Vietnam seeking ways to maintain economic recovery speed

Vietnam ends this year’s third quarter with extremely promising economic status, including a stable rise in FDI to reach US$20.21 billion in September, a growth of 7.7 percent compared to this time last year.

Despite a registered capital drop of 4.3 percent in the first 6 months of 2023, the third quarter witnessed a significant recovery of 12 percent. The disbursed capital in the third quarter also came to nearly $16 billion (a rise of 2.2 percent). This is an important driving force for the national economic growth this year and the near future.

This FDI increase is a positive signal of greater confidence from international investors in the stable macroeconomic policies and effective fiscal or monetary policies of Vietnam, creating a safe and open investment environment.

The Foreign Investment Agency (under the Ministry of Planning and Investment) informed that in the capital flow into Vietnam in the past 9 months, the growth rate of new projects (at 66.3 percent) is higher than that of new investments (at nearly 44 percent). This means that small and medium-scaled investors continue to show interest in the investment environment of the country, whereas large-scaled ones are more careful in sizable projects when the global minimum tax policy takes effect on January 1, 2024.

New projects are mainly launched in advantageous locations such as Hanoi, HCMC, Bac Giang Province, Binh Duong Province, Hai Phong City. Many investors come from Asia, a large proportion of which is traditional (Singapore, Japan, China, and the Republic of Korea). Their registered FDI accounts for nearly 79 percent of the total in the first 9 months this year, each over $1 billion. Singapore leads the list with $4 billion of investment.

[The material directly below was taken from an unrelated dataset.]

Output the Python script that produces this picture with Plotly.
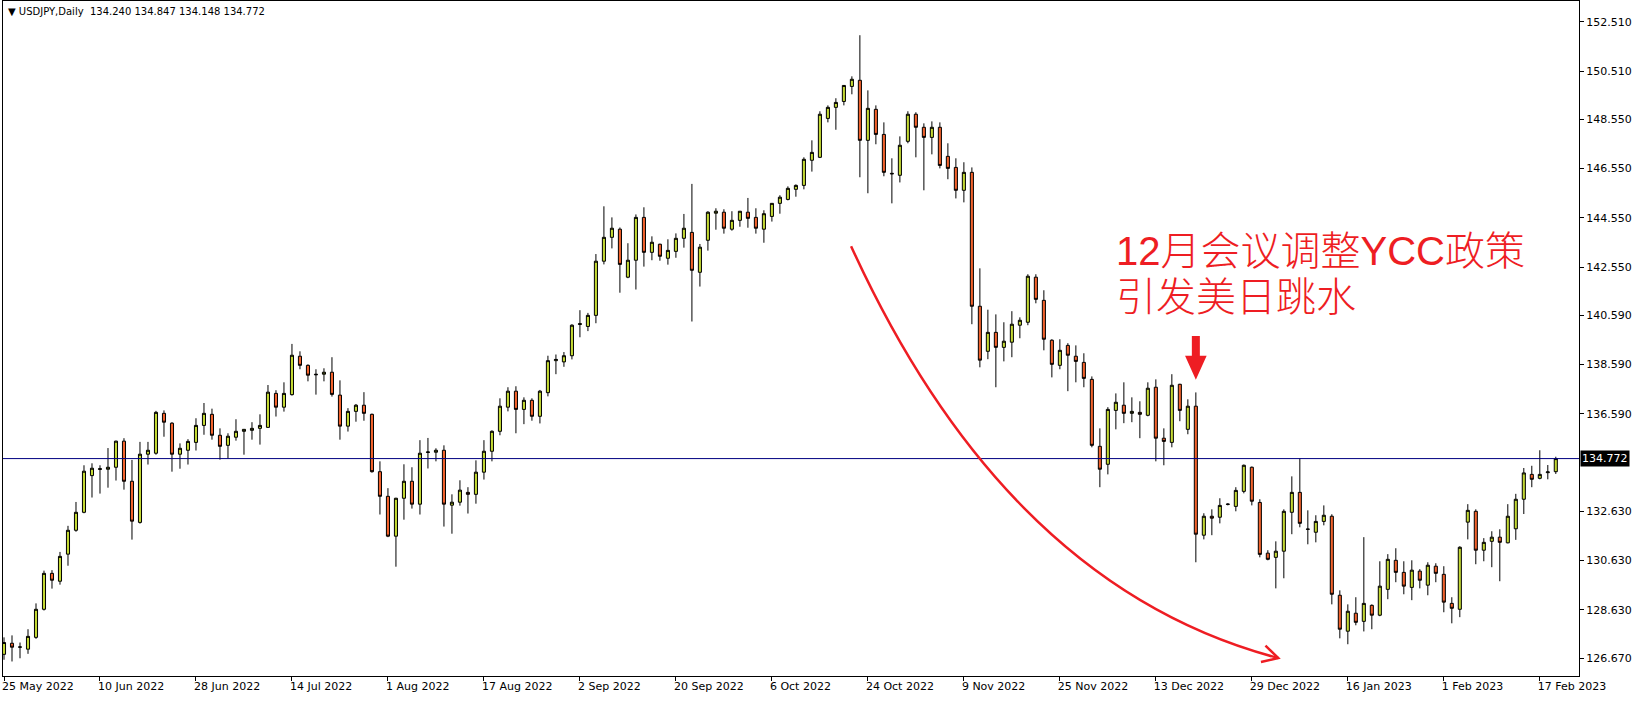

It is now critical to maintain this positive economic picture and attract even more new investors for large projects. Head of the Foreign Investment Agency Do Nhat Hoang stressed the validity of conventional measures like issuing suitable policies for each industry, perfecting the current institution, eliminating outdated business conditions, accelerating administrative reform, effectively implementing the model of one-stop administrative procedure, updating the human resources level, developing consistent traffic facilities nationwide to form a link among economic zones.

He also mentioned the importance of a legal document for the adoption of the global minimum tax policy next year in order to better help businesses to pay additional taxes in Vietnam. The transparency in this procedure allows those wishing to invest in Vietnam to calculate business costs and profits quickly and precisely. Meanwhile, operative enterprises in the country also need support policies and investment incentives when implementing the global minimum tax policy.

Carrying out these proposals can turn Vietnam into the nation with a more competitive and attractive investment environment in the near future.